Dalla fine del sec. XVI il Benin non fu più frequentato da europei. Il 3 dicembre 1823 morì a Gwato, città di confine di quel regno, l'italiano Gian Battista Belzoni, noto ricercatore d'antichità egiziane fra il 1815 e il 1819, che s'era arditamente proposto di attraversare il Benin per recarsi ad esplorare Tombouctou. Gl'Inglesi, dalla loro colonia di Lagos, più volte, ma invano, cercarono d'entrare in rapporti coi sovrani del Benin, non solo per scopi commerciali, ma anche per far cessare l'incetta degli gchiavi e i sacrifizî umani; nel 1892 riuscirono infine a concludere un trattato. Nel gennaio 1897 una missione inglese s'avviò al Benin per stringere vieppiù i rapporti col re Averami, ma, prima ch'essa giungesse alla capitale, le truppe del re, che stavano in agguato nella foresta, furono addosso agl'Inglesi e li massacrarono tutti, ad eccezione di due che dopo infiniti stenti riuscirono, sebbene feriti, a porsi in salvo. In seguito a questo tradimento, l'ammiraglio Rawson, che si trovava con la sua squadra poco distante, organizzò con grandissima rapidità una spedizione punitiva di 1200 uomini, che il 17 febbraio prese d'assalto la capitale del Benin. I vincitori, quando entrarono nella città, si trovarono di fronte ad uno spettacolo raccapricciante; dinnanzi agli altari degl'idoli il terreno era intriso di sangue umano ancor fresco e dovunque giacevano ammonticchiate a centinaia le vittime dei sacrifizî.

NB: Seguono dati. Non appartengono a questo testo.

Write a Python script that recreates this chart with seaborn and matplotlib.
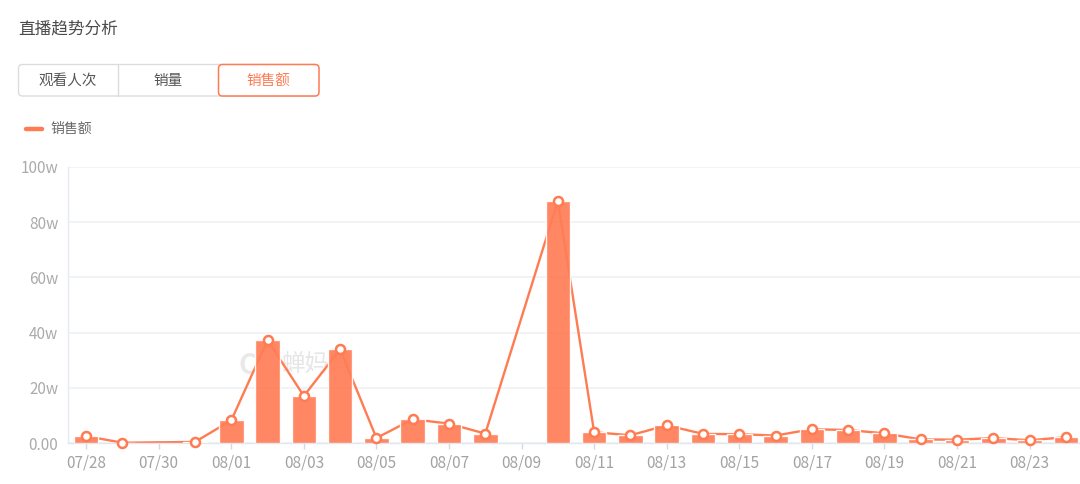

Arte. - L'arte fiorita in questo regno destò vivissima ammirazione non appena fu conosciuta in Europa, e fu causa della voga degli oggetti di arte negra nel dopoguerra. I musei di Londra e della Germania hanno vaste collezioni di bronzi fusi e cesellati, avorî intagliati, sculture in legno, lavori tutti dovuti agli artisti del regno di Benin, insigni per la maestria dell'esecuzione e la finezza del lavoro. Ricerche e scavi di scienziati tedeschi hanno dimostrato che la lavorazione del bronzo nel Benin è di molto anteriore a qualunque influsso europeo; ma, se l'arte che tutti questi lavori rivelano è essenzialmente africana, non si può negare che la tecnica si sia notevolmente perfezionata sotto l'influenza europea, forse del Rinascimento, per il tramite dei navigatori portoghesi: ne è prova il fatto che l'arte nel Benin raggiunge il suo apogeo nei secoli XVI e XVII. (vedi Encicl., I, pp. 769-771).

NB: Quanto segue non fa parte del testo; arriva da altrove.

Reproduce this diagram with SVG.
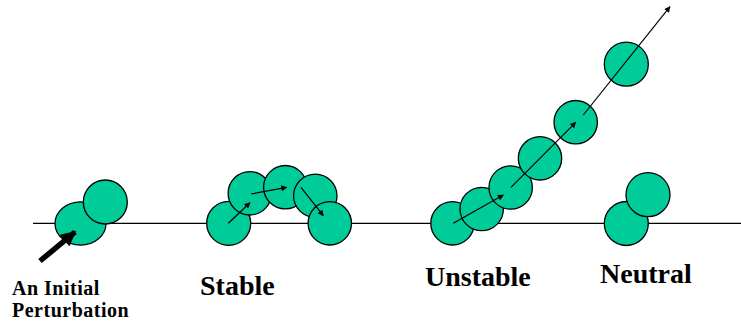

Bibl.: Wilson, Western Africa, Londra 1856; Boisragon, The Benin massacre, Londra 1897; H. L. Roth, Great Benin, its customs, art, horrors, Halifax 1903. Per l'arte: C. H. Read e O. M. Dalton, Antiquities from the city of Benin and from other parts of West Africa in the British Museum, Londra 1899; A. Pitt Rivers, Antique works of art from Benin, [Londra] 1900; K. Hagen, Altertümer von Benin in Museum für Volkerkunde zu Hamburg, Amburgo 1900; J. Marquart, Die Benin-Sammlung des Reichsmuseums für Völkerkunde in Leiden, Leida 1913; F. v. Luschan, Die Altertümer von Benin, Berlino 1919, voll. 3. La cronologia delle antichità di Benin è studiata da B. Struck, in Z. Ethnol., Berlino 1923, pp. 183-66; Talbot, The peoples of Southern Nigeria, Londra 1926.